▶ GOAL
Where a line of the listing below includes the word "this", reproduce that line.
── DATA RECORDS
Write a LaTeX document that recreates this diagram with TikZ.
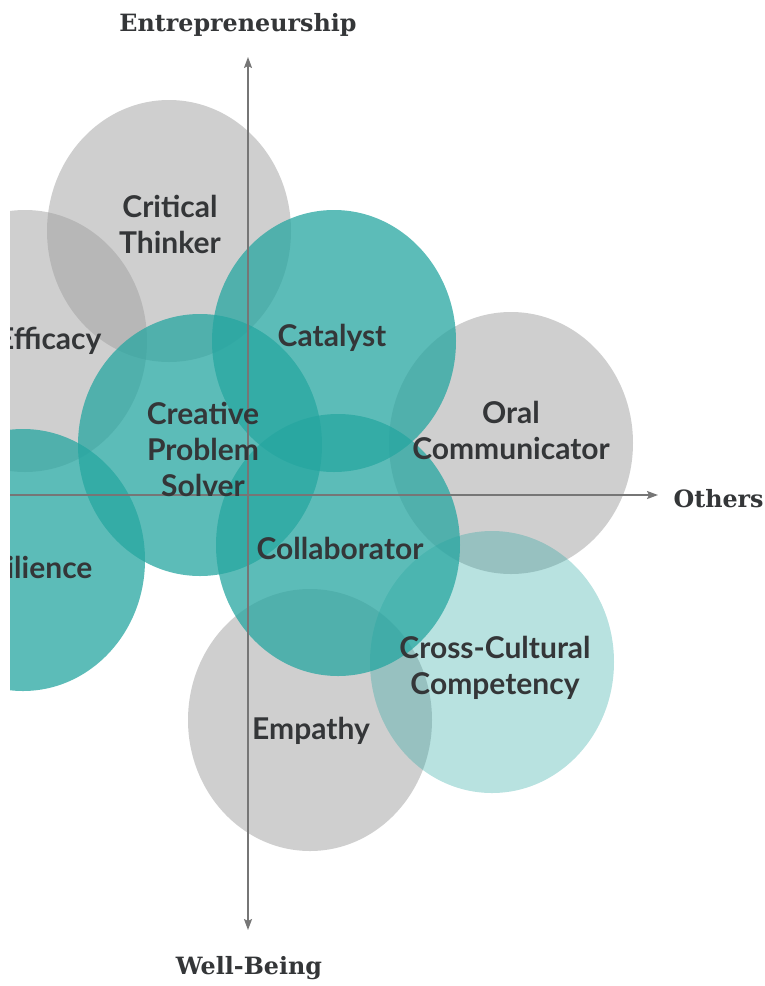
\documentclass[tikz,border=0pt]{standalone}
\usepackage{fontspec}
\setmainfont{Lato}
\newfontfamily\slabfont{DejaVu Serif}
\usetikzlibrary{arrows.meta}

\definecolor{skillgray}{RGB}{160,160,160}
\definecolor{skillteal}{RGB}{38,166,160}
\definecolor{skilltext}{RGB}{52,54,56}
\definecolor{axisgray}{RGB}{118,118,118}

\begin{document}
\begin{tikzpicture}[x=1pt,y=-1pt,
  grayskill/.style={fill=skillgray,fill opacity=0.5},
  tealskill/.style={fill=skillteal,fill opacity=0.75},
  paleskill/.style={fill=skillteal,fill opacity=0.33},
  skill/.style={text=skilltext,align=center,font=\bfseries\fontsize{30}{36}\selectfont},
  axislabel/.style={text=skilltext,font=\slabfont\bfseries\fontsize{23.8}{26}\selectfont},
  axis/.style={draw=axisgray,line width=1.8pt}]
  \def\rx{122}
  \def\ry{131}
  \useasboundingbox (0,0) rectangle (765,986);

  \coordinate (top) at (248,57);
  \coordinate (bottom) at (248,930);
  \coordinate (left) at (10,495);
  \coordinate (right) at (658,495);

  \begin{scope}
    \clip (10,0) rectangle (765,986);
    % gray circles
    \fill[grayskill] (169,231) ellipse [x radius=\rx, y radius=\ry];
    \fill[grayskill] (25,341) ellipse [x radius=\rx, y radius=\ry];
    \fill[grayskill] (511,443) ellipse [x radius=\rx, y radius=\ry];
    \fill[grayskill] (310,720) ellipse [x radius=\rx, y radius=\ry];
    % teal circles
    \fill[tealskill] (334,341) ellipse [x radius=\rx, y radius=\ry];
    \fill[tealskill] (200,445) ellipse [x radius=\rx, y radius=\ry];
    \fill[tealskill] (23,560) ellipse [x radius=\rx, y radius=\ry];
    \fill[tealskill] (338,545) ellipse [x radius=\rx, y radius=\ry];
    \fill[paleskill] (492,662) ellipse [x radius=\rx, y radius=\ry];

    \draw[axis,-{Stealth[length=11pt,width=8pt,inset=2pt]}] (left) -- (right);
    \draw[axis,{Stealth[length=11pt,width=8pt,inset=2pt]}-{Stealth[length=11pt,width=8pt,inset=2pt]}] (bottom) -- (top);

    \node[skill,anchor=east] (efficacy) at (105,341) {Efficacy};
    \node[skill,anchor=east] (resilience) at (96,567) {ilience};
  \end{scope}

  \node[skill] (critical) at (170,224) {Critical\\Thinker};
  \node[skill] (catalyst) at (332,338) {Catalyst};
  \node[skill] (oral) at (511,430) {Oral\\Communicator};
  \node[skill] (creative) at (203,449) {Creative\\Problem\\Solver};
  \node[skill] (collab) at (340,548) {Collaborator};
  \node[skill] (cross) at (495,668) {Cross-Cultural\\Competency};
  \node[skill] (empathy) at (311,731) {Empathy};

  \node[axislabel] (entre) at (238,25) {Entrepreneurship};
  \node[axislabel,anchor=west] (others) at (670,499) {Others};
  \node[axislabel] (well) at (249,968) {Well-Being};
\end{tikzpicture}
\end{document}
────
── DATA RECORDS
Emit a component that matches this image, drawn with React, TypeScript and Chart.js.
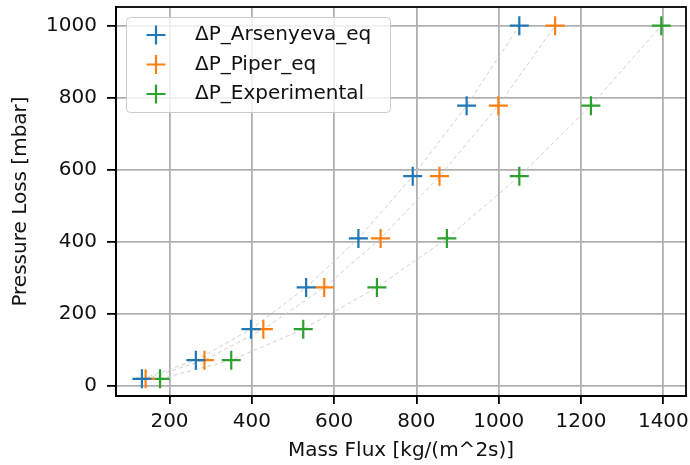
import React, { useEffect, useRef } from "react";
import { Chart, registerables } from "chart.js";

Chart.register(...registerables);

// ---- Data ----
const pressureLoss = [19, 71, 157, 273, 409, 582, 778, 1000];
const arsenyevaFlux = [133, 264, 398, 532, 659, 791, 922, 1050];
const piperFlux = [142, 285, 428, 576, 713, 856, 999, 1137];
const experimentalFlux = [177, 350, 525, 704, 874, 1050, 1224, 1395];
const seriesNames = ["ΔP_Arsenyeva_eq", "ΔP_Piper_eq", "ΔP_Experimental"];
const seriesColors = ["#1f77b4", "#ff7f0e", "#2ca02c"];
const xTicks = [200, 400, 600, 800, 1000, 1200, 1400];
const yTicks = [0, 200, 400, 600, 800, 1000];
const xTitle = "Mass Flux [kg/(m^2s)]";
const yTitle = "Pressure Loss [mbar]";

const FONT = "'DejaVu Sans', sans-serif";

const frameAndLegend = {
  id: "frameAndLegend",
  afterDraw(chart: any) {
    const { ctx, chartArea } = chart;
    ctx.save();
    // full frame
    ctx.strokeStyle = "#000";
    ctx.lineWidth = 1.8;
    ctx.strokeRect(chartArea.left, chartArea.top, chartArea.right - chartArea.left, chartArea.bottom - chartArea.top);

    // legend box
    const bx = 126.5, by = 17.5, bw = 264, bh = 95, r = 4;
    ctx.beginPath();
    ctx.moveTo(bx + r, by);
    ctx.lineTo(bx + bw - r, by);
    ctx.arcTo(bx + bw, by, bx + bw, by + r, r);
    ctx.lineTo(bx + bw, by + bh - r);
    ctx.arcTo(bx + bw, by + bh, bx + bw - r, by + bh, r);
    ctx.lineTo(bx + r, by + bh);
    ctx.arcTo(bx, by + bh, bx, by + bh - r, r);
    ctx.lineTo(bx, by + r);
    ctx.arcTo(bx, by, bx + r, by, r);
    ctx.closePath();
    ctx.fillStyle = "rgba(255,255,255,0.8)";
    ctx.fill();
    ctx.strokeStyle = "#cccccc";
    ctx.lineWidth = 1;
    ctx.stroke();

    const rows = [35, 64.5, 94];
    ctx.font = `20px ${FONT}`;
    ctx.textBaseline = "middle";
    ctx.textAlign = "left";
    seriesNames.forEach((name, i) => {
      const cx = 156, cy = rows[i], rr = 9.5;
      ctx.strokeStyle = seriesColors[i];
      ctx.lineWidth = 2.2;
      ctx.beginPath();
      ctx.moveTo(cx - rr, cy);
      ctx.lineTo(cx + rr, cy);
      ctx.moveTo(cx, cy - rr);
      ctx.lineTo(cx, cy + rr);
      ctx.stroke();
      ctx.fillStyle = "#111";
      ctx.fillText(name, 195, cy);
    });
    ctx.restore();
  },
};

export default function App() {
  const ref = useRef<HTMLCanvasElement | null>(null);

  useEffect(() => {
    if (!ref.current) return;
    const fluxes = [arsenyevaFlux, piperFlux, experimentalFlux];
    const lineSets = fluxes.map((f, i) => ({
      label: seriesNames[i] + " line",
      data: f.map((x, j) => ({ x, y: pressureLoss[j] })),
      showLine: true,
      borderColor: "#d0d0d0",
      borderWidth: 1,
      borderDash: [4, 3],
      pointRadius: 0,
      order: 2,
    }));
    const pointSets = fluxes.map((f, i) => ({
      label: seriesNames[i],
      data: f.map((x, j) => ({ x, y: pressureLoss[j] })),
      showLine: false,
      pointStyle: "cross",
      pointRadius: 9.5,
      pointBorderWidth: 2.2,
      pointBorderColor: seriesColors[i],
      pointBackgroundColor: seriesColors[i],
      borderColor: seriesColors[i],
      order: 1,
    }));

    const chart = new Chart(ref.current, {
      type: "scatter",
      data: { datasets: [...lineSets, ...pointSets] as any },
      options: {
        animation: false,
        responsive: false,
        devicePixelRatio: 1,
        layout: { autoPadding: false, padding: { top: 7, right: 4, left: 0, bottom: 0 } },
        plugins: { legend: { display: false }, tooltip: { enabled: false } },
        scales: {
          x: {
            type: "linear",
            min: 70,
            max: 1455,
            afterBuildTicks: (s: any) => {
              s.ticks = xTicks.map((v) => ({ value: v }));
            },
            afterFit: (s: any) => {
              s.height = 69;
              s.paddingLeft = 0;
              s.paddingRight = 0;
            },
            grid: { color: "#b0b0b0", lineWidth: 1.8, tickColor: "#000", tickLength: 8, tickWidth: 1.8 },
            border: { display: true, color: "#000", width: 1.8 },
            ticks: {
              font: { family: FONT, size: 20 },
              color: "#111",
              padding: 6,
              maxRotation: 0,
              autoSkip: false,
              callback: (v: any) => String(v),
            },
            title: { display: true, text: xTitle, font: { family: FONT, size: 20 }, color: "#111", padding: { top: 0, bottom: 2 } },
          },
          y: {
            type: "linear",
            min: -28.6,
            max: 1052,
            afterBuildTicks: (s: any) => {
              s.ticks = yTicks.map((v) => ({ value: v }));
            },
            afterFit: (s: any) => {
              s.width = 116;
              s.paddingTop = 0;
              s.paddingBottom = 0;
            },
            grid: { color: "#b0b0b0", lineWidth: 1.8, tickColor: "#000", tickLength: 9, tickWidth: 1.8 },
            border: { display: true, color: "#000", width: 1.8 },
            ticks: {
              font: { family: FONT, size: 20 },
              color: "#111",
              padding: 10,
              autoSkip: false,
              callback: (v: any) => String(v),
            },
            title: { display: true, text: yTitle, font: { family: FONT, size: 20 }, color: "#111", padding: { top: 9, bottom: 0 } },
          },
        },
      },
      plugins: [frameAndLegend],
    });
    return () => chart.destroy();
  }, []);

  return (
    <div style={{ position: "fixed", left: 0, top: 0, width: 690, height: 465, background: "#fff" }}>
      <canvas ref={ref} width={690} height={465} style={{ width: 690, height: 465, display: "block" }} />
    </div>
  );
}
────
▶ WRITTEN RESPONSE
Write a LaTeX document that recreates this diagram with TikZ.
Emit a component that matches this image, drawn with React, TypeScript and Chart.js.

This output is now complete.